Data supplied
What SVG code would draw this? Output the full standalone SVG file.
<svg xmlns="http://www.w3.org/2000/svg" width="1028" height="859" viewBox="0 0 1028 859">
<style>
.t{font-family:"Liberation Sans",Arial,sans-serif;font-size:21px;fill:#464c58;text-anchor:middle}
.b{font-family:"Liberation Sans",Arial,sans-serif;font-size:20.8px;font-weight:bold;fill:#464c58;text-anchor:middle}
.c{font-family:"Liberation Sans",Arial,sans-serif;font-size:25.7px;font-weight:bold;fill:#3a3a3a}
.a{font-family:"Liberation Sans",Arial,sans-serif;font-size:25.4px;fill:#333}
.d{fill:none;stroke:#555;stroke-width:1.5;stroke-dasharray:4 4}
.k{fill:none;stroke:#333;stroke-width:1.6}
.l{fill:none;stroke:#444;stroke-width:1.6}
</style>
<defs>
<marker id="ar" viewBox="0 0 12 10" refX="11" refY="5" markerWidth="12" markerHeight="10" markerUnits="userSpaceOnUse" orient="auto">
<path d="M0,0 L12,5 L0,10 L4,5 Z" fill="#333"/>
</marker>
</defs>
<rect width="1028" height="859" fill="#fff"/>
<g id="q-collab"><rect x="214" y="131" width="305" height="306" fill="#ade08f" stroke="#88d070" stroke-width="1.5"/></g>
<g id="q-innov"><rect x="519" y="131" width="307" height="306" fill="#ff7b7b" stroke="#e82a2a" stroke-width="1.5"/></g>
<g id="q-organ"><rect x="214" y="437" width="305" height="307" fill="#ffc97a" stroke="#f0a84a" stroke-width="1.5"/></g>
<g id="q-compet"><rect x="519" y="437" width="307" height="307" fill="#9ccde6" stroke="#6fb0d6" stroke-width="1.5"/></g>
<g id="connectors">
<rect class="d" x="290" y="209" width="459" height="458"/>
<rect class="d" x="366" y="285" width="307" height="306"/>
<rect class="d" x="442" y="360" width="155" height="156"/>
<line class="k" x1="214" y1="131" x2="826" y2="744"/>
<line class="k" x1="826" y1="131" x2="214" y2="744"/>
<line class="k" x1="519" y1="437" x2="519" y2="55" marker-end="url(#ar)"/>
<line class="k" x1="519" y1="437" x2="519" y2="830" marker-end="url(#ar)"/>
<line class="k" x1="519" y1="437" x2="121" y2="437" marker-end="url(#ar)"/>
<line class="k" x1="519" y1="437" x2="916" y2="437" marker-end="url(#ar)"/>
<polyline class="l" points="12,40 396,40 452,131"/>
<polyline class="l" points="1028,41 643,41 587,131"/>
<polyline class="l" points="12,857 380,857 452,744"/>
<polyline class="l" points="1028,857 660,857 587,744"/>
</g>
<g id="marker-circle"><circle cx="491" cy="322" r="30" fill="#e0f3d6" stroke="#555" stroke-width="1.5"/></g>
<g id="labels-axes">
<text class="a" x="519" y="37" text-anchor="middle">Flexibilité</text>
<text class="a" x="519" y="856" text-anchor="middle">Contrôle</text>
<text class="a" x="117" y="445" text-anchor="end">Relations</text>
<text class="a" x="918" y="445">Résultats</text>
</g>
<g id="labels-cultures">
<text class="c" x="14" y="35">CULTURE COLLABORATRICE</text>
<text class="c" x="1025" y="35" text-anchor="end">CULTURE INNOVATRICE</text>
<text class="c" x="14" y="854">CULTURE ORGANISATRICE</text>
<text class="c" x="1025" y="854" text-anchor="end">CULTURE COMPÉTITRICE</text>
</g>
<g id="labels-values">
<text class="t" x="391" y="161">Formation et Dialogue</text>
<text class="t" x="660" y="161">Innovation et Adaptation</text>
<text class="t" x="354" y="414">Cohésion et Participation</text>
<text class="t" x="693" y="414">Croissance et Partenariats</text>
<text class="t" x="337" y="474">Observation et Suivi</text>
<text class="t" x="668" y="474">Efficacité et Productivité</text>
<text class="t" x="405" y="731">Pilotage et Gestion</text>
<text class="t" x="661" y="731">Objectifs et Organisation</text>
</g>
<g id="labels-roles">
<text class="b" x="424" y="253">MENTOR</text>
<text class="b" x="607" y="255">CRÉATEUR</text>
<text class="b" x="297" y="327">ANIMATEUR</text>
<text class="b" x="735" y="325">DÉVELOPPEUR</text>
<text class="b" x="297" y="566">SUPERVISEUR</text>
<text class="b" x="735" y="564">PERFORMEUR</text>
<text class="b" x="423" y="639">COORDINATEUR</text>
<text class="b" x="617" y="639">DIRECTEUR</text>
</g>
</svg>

* * *

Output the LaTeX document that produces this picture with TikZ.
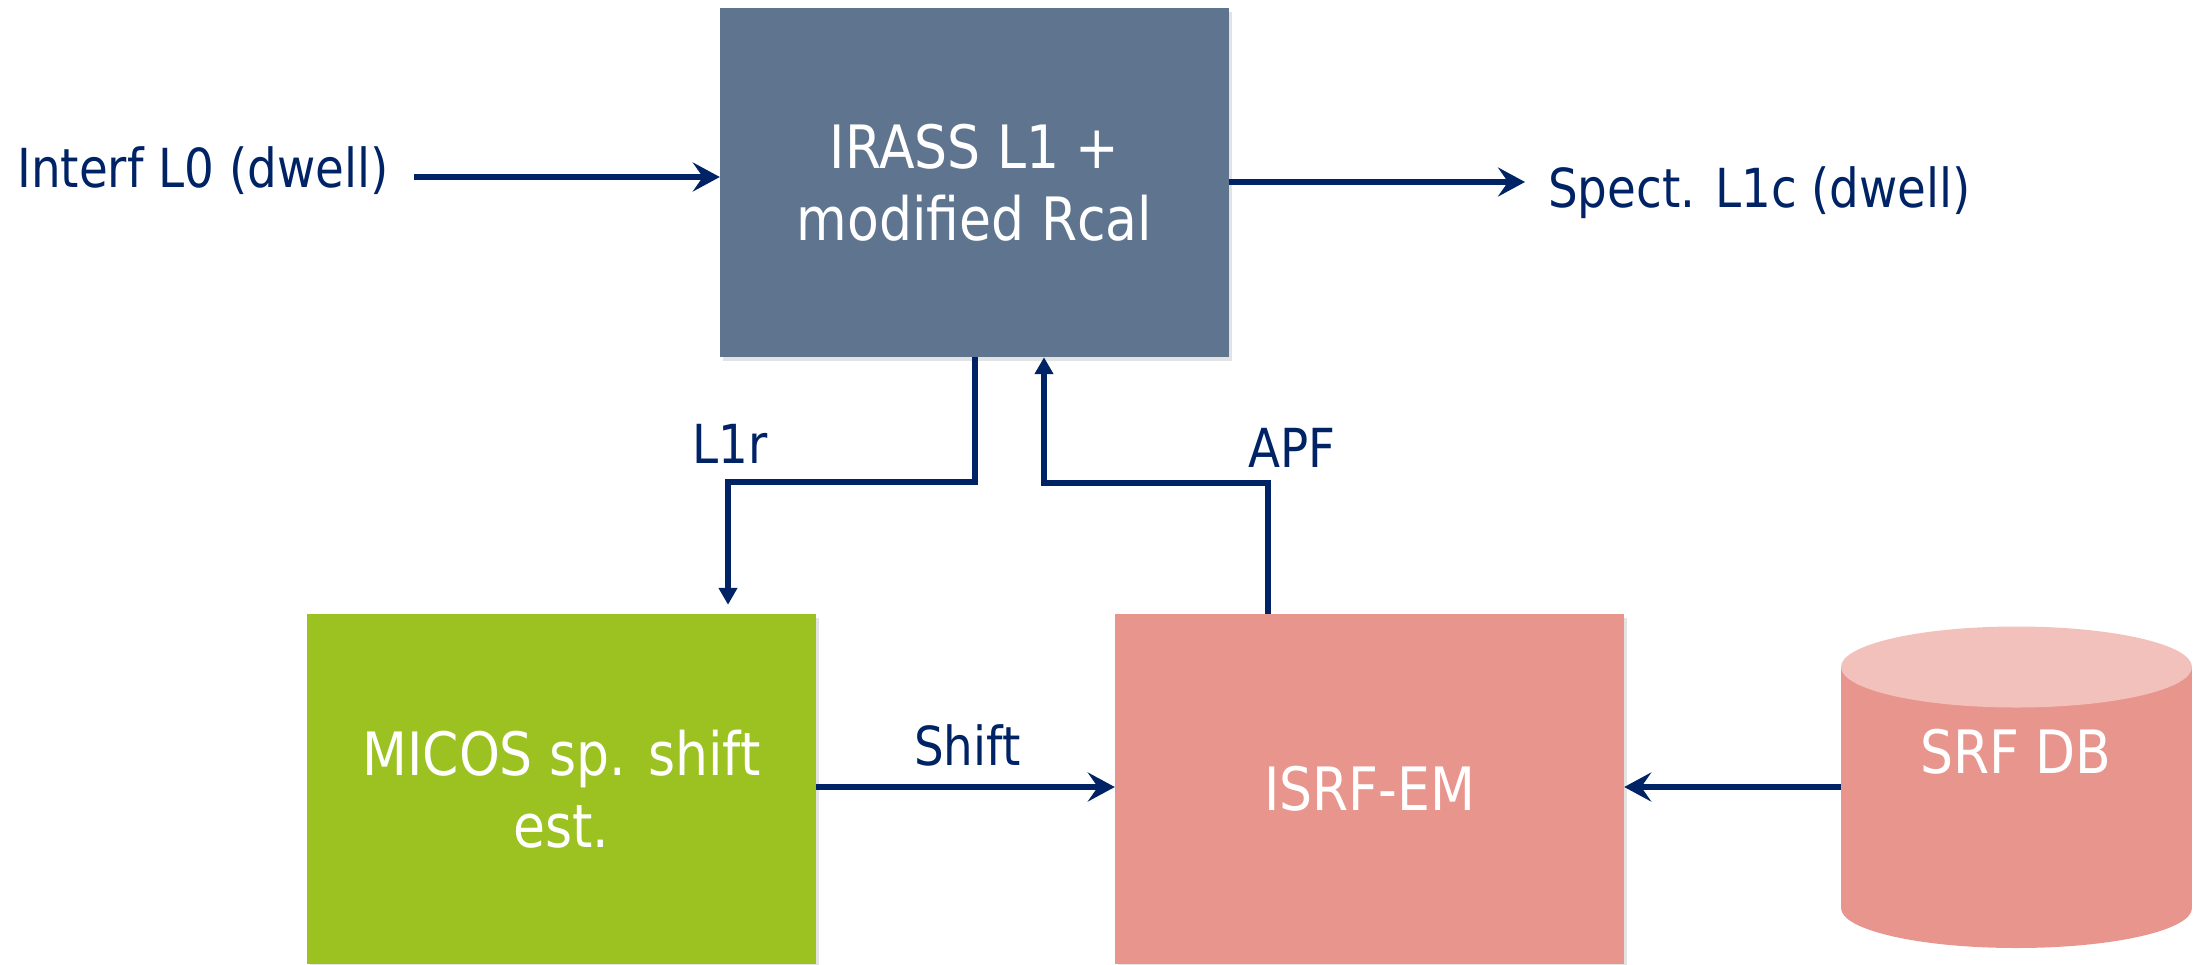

* * *

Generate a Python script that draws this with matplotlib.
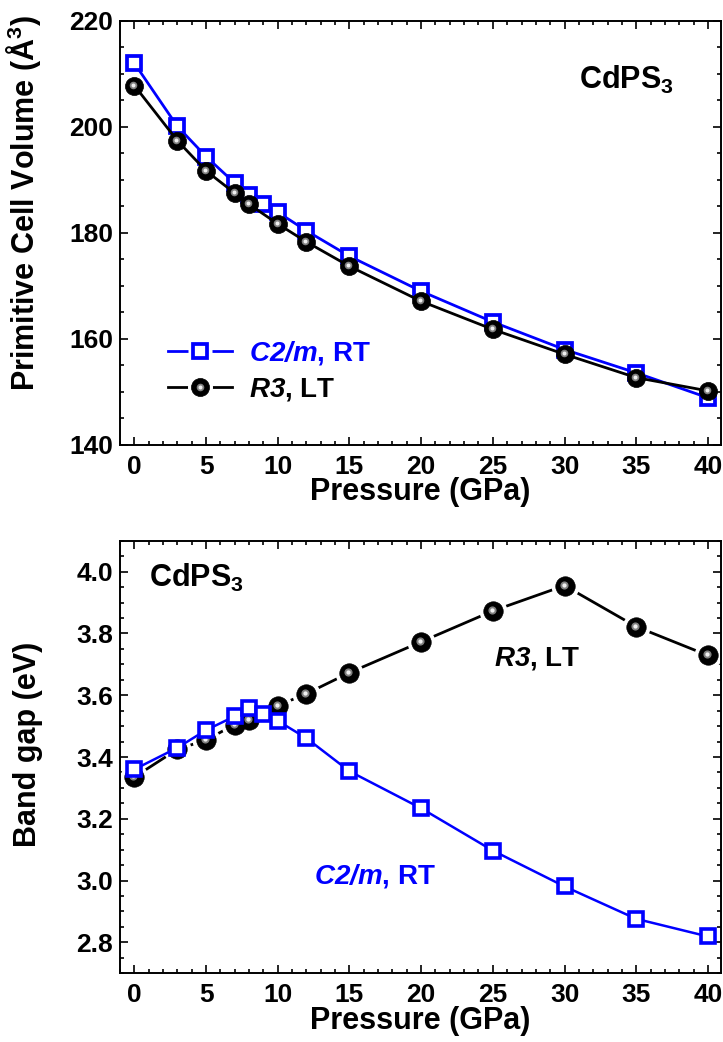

Instruction
Across the material above, how many lines include the string "that"? Only the number is wanted.

Correct answer
2